- [Exercise] The lines to extract run from the first line of the material below to the line containing "ms=11, zorder=3, label='Létszám')", both included; leave the pictures behind.

- [Given data]
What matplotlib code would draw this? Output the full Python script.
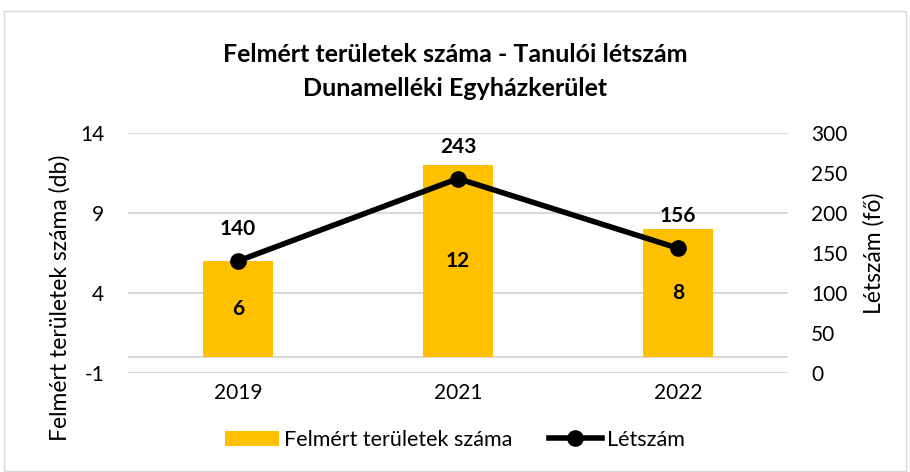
import numpy as np
import matplotlib.pyplot as plt
from matplotlib.patches import Rectangle

plt.rcParams['font.family'] = ['Lato', 'DejaVu Sans']
plt.rcParams['axes.unicode_minus'] = False

years = ['2019', '2021', '2022']
areas = [6, 12, 8]          # felmért területek száma (db)
students = [140, 243, 156]  # létszám (fő)

bar_color = '#FFC000'
grid_color = '#D9D9D9'

fig = plt.figure(figsize=(9.1, 4.72), dpi=100)
ax = fig.add_axes([128 / 910, 1 - 373 / 472, 660 / 910, 240 / 472])
ax2 = ax.twinx()

x = np.arange(len(years))
bars = ax.bar(x, areas, width=0.32, color=bar_color, zorder=2, label='Felmért területek száma')
line, = ax2.plot(x, students, color='black', lw=4, marker='o', ms=11, zorder=3, label='Létszám')

ax.set_xlim(-0.5, 2.5)
ax.set_ylim(-1, 14)
ax.set_yticks([-1, 4, 9, 14])
ax2.set_ylim(0, 300)
ax2.set_yticks(range(0, 301, 50))
ax.set_xticks(x)
ax.set_xticklabels(years)

for a in (ax, ax2):
    for s in a.spines.values():
        s.set_visible(False)
    a.tick_params(length=0, labelsize=15, colors='#000000')
ax.tick_params(axis='y', pad=17)
ax2.tick_params(axis='y', pad=16.5)
ax.tick_params(axis='x', pad=7)

for v in [-1, 0, 4, 9, 14]:
    ax.axhline(v, color=grid_color, lw=1.5, zorder=1)

fig.text(60 / 910, 1 - 298 / 472, 'Felmért területek száma (db)', rotation=90,
         ha='center', va='center', fontsize=16.5)
fig.text(874 / 910, 1 - 253 / 472, 'Létszám (fő)', rotation=90,
         ha='center', va='center', fontsize=16.5)

for xi, v in zip(x, areas):
    ax.text(xi, v / 2, str(v), ha='center', va='center', fontsize=15, fontweight='bold', zorder=4)
for xi, v in zip(x, students):
    ax2.text(xi, v + 40, str(v), ha='center', va='center', fontsize=15, fontweight='bold', zorder=4)

ax.set_zorder(ax2.get_zorder() - 1)
ax2.patch.set_visible(False)

fig.text(0.5, 1 - 55 / 472, 'Felmért területek száma - Tanulói létszám', ha='center', va='center',
         fontsize=18, fontweight='bold')
fig.text(0.5, 1 - 88 / 472, 'Dunamelléki Egyházkerület', ha='center', va='center',
         fontsize=18, fontweight='bold')

fig.legend([bars, line], ['Felmért területek száma', 'Létszám'], loc='center',
           bbox_to_anchor=(0.5, 1 - 440 / 472), ncol=2, frameon=False, fontsize=15.5,
           handlelength=2.5, handletextpad=0.2, columnspacing=1.7)

fig.patches.append(Rectangle((4 / 910, 0.002), 902 / 910, 1 - 11 / 472 - 0.002, transform=fig.transFigure,
                             fill=False, edgecolor='#D9D9D9', lw=1))

fig.savefig('out.png', dpi=100)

- [Task answer]
What matplotlib code would draw this? Output the full Python script.
import numpy as np
import matplotlib.pyplot as plt
from matplotlib.patches import Rectangle

plt.rcParams['font.family'] = ['Lato', 'DejaVu Sans']
plt.rcParams['axes.unicode_minus'] = False

years = ['2019', '2021', '2022']
areas = [6, 12, 8]          # felmért területek száma (db)
students = [140, 243, 156]  # létszám (fő)

bar_color = '#FFC000'
grid_color = '#D9D9D9'

fig = plt.figure(figsize=(9.1, 4.72), dpi=100)
ax = fig.add_axes([128 / 910, 1 - 373 / 472, 660 / 910, 240 / 472])
ax2 = ax.twinx()

x = np.arange(len(years))
bars = ax.bar(x, areas, width=0.32, color=bar_color, zorder=2, label='Felmért területek száma')
line, = ax2.plot(x, students, color='black', lw=4, marker='o', ms=11, zorder=3, label='Létszám')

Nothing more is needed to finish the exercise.